(What to work on):
Output every line exactly as written. Leave out pictures.
====== Raw data
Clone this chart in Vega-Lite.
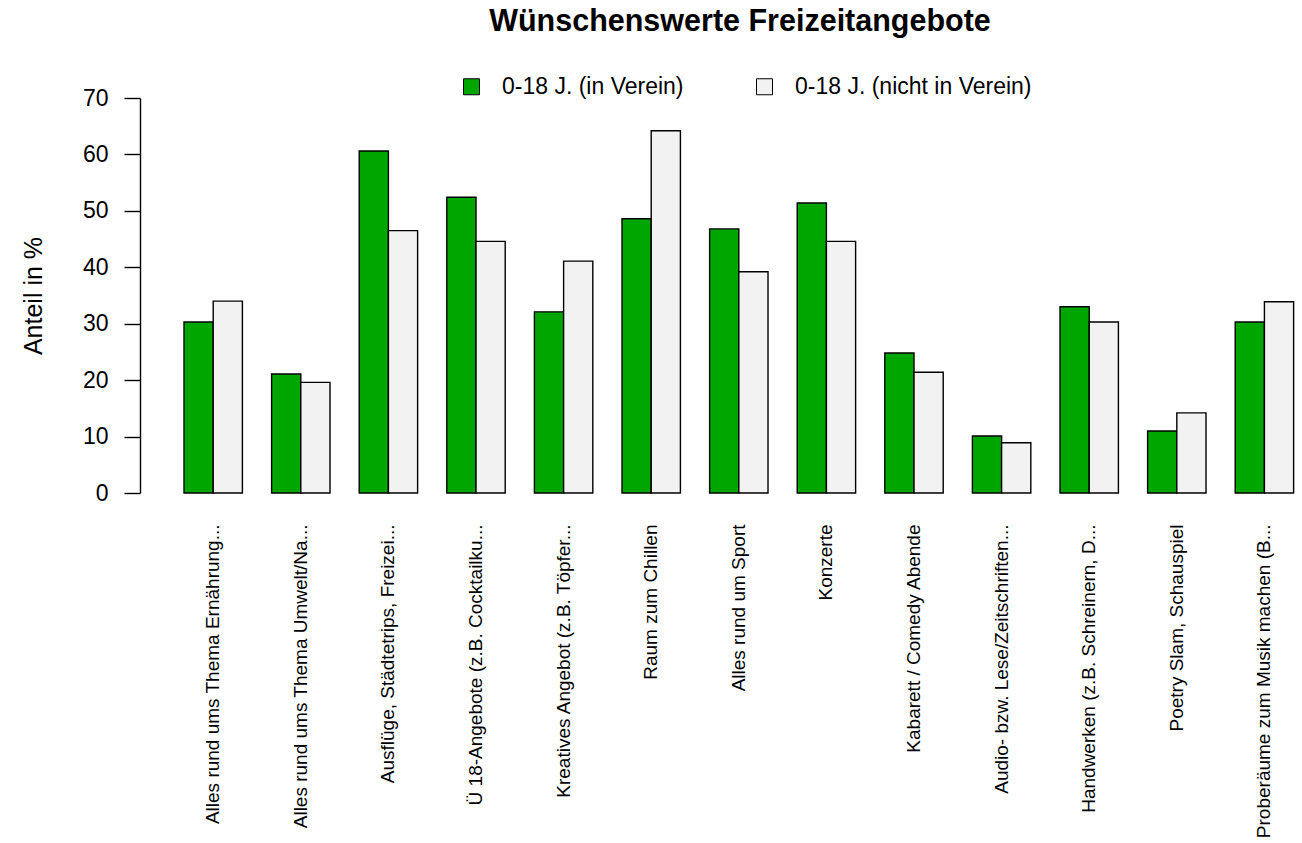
{
  "$schema": "https://vega.github.io/schema/vega-lite/v6.json",
  "autosize": "none",
  "width": 1162,
  "height": 395,
  "padding": {"left": 140, "top": 98, "right": 0, "bottom": 350},
  "background": "white",
  "title": {
    "text": "Wünschenswerte Freizeitangebote",
    "fontSize": 30.5,
    "fontWeight": "bold",
    "font": "Liberation Sans",
    "color": "black",
    "anchor": "middle",
    "frame": "group",
    "dx": 19,
    "offset": 38
  },
  "data": {
    "values": [
      {"cat": "Alles rund ums Thema Ernährung...", "group": "0-18 J. (in Verein)", "value": 30.3},
      {"cat": "Alles rund ums Thema Ernährung...", "group": "0-18 J. (nicht in Verein)", "value": 34.0},
      {"cat": "Alles rund ums Thema Umwelt/Na...", "group": "0-18 J. (in Verein)", "value": 21.1},
      {"cat": "Alles rund ums Thema Umwelt/Na...", "group": "0-18 J. (nicht in Verein)", "value": 19.6},
      {"cat": "Ausflüge, Städtetrips, Freizei...", "group": "0-18 J. (in Verein)", "value": 60.6},
      {"cat": "Ausflüge, Städtetrips, Freizei...", "group": "0-18 J. (nicht in Verein)", "value": 46.5},
      {"cat": "Ü 18-Angebote (z.B. Cocktailku...", "group": "0-18 J. (in Verein)", "value": 52.4},
      {"cat": "Ü 18-Angebote (z.B. Cocktailku...", "group": "0-18 J. (nicht in Verein)", "value": 44.6},
      {"cat": "Kreatives Angebot (z.B. Töpfer...", "group": "0-18 J. (in Verein)", "value": 32.1},
      {"cat": "Kreatives Angebot (z.B. Töpfer...", "group": "0-18 J. (nicht in Verein)", "value": 41.1},
      {"cat": "Raum zum Chillen", "group": "0-18 J. (in Verein)", "value": 48.6},
      {"cat": "Raum zum Chillen", "group": "0-18 J. (nicht in Verein)", "value": 64.2},
      {"cat": "Alles rund um Sport", "group": "0-18 J. (in Verein)", "value": 46.8},
      {"cat": "Alles rund um Sport", "group": "0-18 J. (nicht in Verein)", "value": 39.2},
      {"cat": "Konzerte", "group": "0-18 J. (in Verein)", "value": 51.4},
      {"cat": "Konzerte", "group": "0-18 J. (nicht in Verein)", "value": 44.6},
      {"cat": "Kabarett / Comedy Abende", "group": "0-18 J. (in Verein)", "value": 24.8},
      {"cat": "Kabarett / Comedy Abende", "group": "0-18 J. (nicht in Verein)", "value": 21.4},
      {"cat": "Audio- bzw. Lese/Zeitschriften...", "group": "0-18 J. (in Verein)", "value": 10.1},
      {"cat": "Audio- bzw. Lese/Zeitschriften...", "group": "0-18 J. (nicht in Verein)", "value": 8.9},
      {"cat": "Handwerken (z.B. Schreinern, D...", "group": "0-18 J. (in Verein)", "value": 33.0},
      {"cat": "Handwerken (z.B. Schreinern, D...", "group": "0-18 J. (nicht in Verein)", "value": 30.3},
      {"cat": "Poetry Slam, Schauspiel", "group": "0-18 J. (in Verein)", "value": 11.0},
      {"cat": "Poetry Slam, Schauspiel", "group": "0-18 J. (nicht in Verein)", "value": 14.2},
      {"cat": "Proberäume zum Musik machen (B...", "group": "0-18 J. (in Verein)", "value": 30.3},
      {"cat": "Proberäume zum Musik machen (B...", "group": "0-18 J. (nicht in Verein)", "value": 33.9}
    ]
  },
  "mark": {"type": "bar", "stroke": "black", "strokeWidth": 1.4, "fillOpacity": 1},
  "encoding": {
    "x": {
      "field": "cat",
      "type": "nominal",
      "sort": null,
      "scale": {"paddingInner": 0.3333, "paddingOuter": 0.299, "align": 0.84},
      "axis": {
        "title": null,
        "domain": false,
        "ticks": false,
        "labelAngle": -90,
        "labelAlign": "right",
        "labelBaseline": "middle",
        "labelPadding": 31,
        "labelFontSize": 19,
        "labelLimit": 500,
        "labelColor": "black",
        "labelFont": "Liberation Sans"
      }
    },
    "xOffset": {
      "field": "group",
      "type": "nominal",
      "sort": ["0-18 J. (in Verein)", "0-18 J. (nicht in Verein)"],
      "scale": {"paddingInner": 0, "paddingOuter": 0}
    },
    "y": {
      "field": "value",
      "type": "quantitative",
      "scale": {"domain": [0, 70], "nice": false},
      "axis": {
        "values": [0, 10, 20, 30, 40, 50, 60, 70],
        "grid": false,
        "domainColor": "black",
        "domainWidth": 1.4,
        "tickColor": "black",
        "tickWidth": 1.4,
        "tickSize": 16,
        "labelPadding": 16,
        "labelFontSize": 23,
        "labelColor": "black",
        "labelFont": "Liberation Sans",
        "title": "Anteil in %",
        "titleFontSize": 25,
        "titleFontWeight": "normal",
        "titleFont": "Liberation Sans",
        "titleColor": "black",
        "titleAngle": -90,
        "titleAlign": "center",
        "titleBaseline": "middle",
        "titleX": -107,
        "titleY": 197.5
      }
    },
    "fill": {
      "field": "group",
      "type": "nominal",
      "sort": ["0-18 J. (in Verein)", "0-18 J. (nicht in Verein)"],
      "scale": {"domain": ["0-18 J. (in Verein)", "0-18 J. (nicht in Verein)"], "range": ["#00A600", "#F2F2F2"]},
      "legend": {
        "title": null,
        "orient": "none",
        "legendX": 320,
        "legendY": -23,
        "direction": "horizontal",
        "symbolType": "square",
        "symbolSize": 256,
        "symbolStrokeColor": "black",
        "symbolStrokeWidth": 1,
        "symbolOpacity": 1,
        "labelFontSize": 23,
        "labelLimit": 500,
        "labelFont": "Liberation Sans",
        "labelColor": "black",
        "labelOffset": 19,
        "columnPadding": 69
      }
    }
  },
  "config": {"view": {"stroke": null}}
}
============
(Answer in full):
Clone this chart in Vega-Lite.
{
  "$schema": "https://vega.github.io/schema/vega-lite/v6.json",
  "autosize": "none",
  "width": 1162,
  "height": 395,
  "padding": {"left": 140, "top": 98, "right": 0, "bottom": 350},
  "background": "white",
  "title": {
    "text": "Wünschenswerte Freizeitangebote",
    "fontSize": 30.5,
    "fontWeight": "bold",
    "font": "Liberation Sans",
    "color": "black",
    "anchor": "middle",
    "frame": "group",
    "dx": 19,
    "offset": 38
  },
  "data": {
    "values": [
      {"cat": "Alles rund ums Thema Ernährung...", "group": "0-18 J. (in Verein)", "value": 30.3},
      {"cat": "Alles rund ums Thema Ernährung...", "group": "0-18 J. (nicht in Verein)", "value": 34.0},
      {"cat": "Alles rund ums Thema Umwelt/Na...", "group": "0-18 J. (in Verein)", "value": 21.1},
      {"cat": "Alles rund ums Thema Umwelt/Na...", "group": "0-18 J. (nicht in Verein)", "value": 19.6},
      {"cat": "Ausflüge, Städtetrips, Freizei...", "group": "0-18 J. (in Verein)", "value": 60.6},
      {"cat": "Ausflüge, Städtetrips, Freizei...", "group": "0-18 J. (nicht in Verein)", "value": 46.5},
      {"cat": "Ü 18-Angebote (z.B. Cocktailku...", "group": "0-18 J. (in Verein)", "value": 52.4},
      {"cat": "Ü 18-Angebote (z.B. Cocktailku...", "group": "0-18 J. (nicht in Verein)", "value": 44.6},
      {"cat": "Kreatives Angebot (z.B. Töpfer...", "group": "0-18 J. (in Verein)", "value": 32.1},
      {"cat": "Kreatives Angebot (z.B. Töpfer...", "group": "0-18 J. (nicht in Verein)", "value": 41.1},
      {"cat": "Raum zum Chillen", "group": "0-18 J. (in Verein)", "value": 48.6},
      {"cat": "Raum zum Chillen", "group": "0-18 J. (nicht in Verein)", "value": 64.2},
      {"cat": "Alles rund um Sport", "group": "0-18 J. (in Verein)", "value": 46.8},
      {"cat": "Alles rund um Sport", "group": "0-18 J. (nicht in Verein)", "value": 39.2},
      {"cat": "Konzerte", "group": "0-18 J. (in Verein)", "value": 51.4},
      {"cat": "Konzerte", "group": "0-18 J. (nicht in Verein)", "value": 44.6},
      {"cat": "Kabarett / Comedy Abende", "group": "0-18 J. (in Verein)", "value": 24.8},
      {"cat": "Kabarett / Comedy Abende", "group": "0-18 J. (nicht in Verein)", "value": 21.4},
      {"cat": "Audio- bzw. Lese/Zeitschriften...", "group": "0-18 J. (in Verein)", "value": 10.1},
      {"cat": "Audio- bzw. Lese/Zeitschriften...", "group": "0-18 J. (nicht in Verein)", "value": 8.9},
      {"cat": "Handwerken (z.B. Schreinern, D...", "group": "0-18 J. (in Verein)", "value": 33.0},
      {"cat": "Handwerken (z.B. Schreinern, D...", "group": "0-18 J. (nicht in Verein)", "value": 30.3},
      {"cat": "Poetry Slam, Schauspiel", "group": "0-18 J. (in Verein)", "value": 11.0},
      {"cat": "Poetry Slam, Schauspiel", "group": "0-18 J. (nicht in Verein)", "value": 14.2},
      {"cat": "Proberäume zum Musik machen (B...", "group": "0-18 J. (in Verein)", "value": 30.3},
      {"cat": "Proberäume zum Musik machen (B...", "group": "0-18 J. (nicht in Verein)", "value": 33.9}
    ]
  },
  "mark": {"type": "bar", "stroke": "black", "strokeWidth": 1.4, "fillOpacity": 1},
  "encoding": {
    "x": {
      "field": "cat",
      "type": "nominal",
      "sort": null,
      "scale": {"paddingInner": 0.3333, "paddingOuter": 0.299, "align": 0.84},
      "axis": {
        "title": null,
        "domain": false,
        "ticks": false,
        "labelAngle": -90,
        "labelAlign": "right",
        "labelBaseline": "middle",
        "labelPadding": 31,
        "labelFontSize": 19,
        "labelLimit": 500,
        "labelColor": "black",
        "labelFont": "Liberation Sans"
      }
    },
    "xOffset": {
      "field": "group",
      "type": "nominal",
      "sort": ["0-18 J. (in Verein)", "0-18 J. (nicht in Verein)"],
      "scale": {"paddingInner": 0, "paddingOuter": 0}
    },
    "y": {
      "field": "value",
      "type": "quantitative",
      "scale": {"domain": [0, 70], "nice": false},
      "axis": {
        "values": [0, 10, 20, 30, 40, 50, 60, 70],
        "grid": false,
        "domainColor": "black",
        "domainWidth": 1.4,
        "tickColor": "black",
        "tickWidth": 1.4,
        "tickSize": 16,
        "labelPadding": 16,
        "labelFontSize": 23,
        "labelColor": "black",
        "labelFont": "Liberation Sans",
        "title": "Anteil in %",
        "titleFontSize": 25,
        "titleFontWeight": "normal",
        "titleFont": "Liberation Sans",
        "titleColor": "black",
        "titleAngle": -90,
        "titleAlign": "center",
        "titleBaseline": "middle",
        "titleX": -107,
        "titleY": 197.5
      }
    },
    "fill": {
      "field": "group",
      "type": "nominal",
      "sort": ["0-18 J. (in Verein)", "0-18 J. (nicht in Verein)"],
      "scale": {"domain": ["0-18 J. (in Verein)", "0-18 J. (nicht in Verein)"], "range": ["#00A600", "#F2F2F2"]},
      "legend": {
        "title": null,
        "orient": "none",
        "legendX": 320,
        "legendY": -23,
        "direction": "horizontal",
        "symbolType": "square",
        "symbolSize": 256,
        "symbolStrokeColor": "black",
        "symbolStrokeWidth": 1,
        "symbolOpacity": 1,
        "labelFontSize": 23,
        "labelLimit": 500,
        "labelFont": "Liberation Sans",
        "labelColor": "black",
        "labelOffset": 19,
        "columnPadding": 69
      }
    }
  },
  "config": {"view": {"stroke": null}}
}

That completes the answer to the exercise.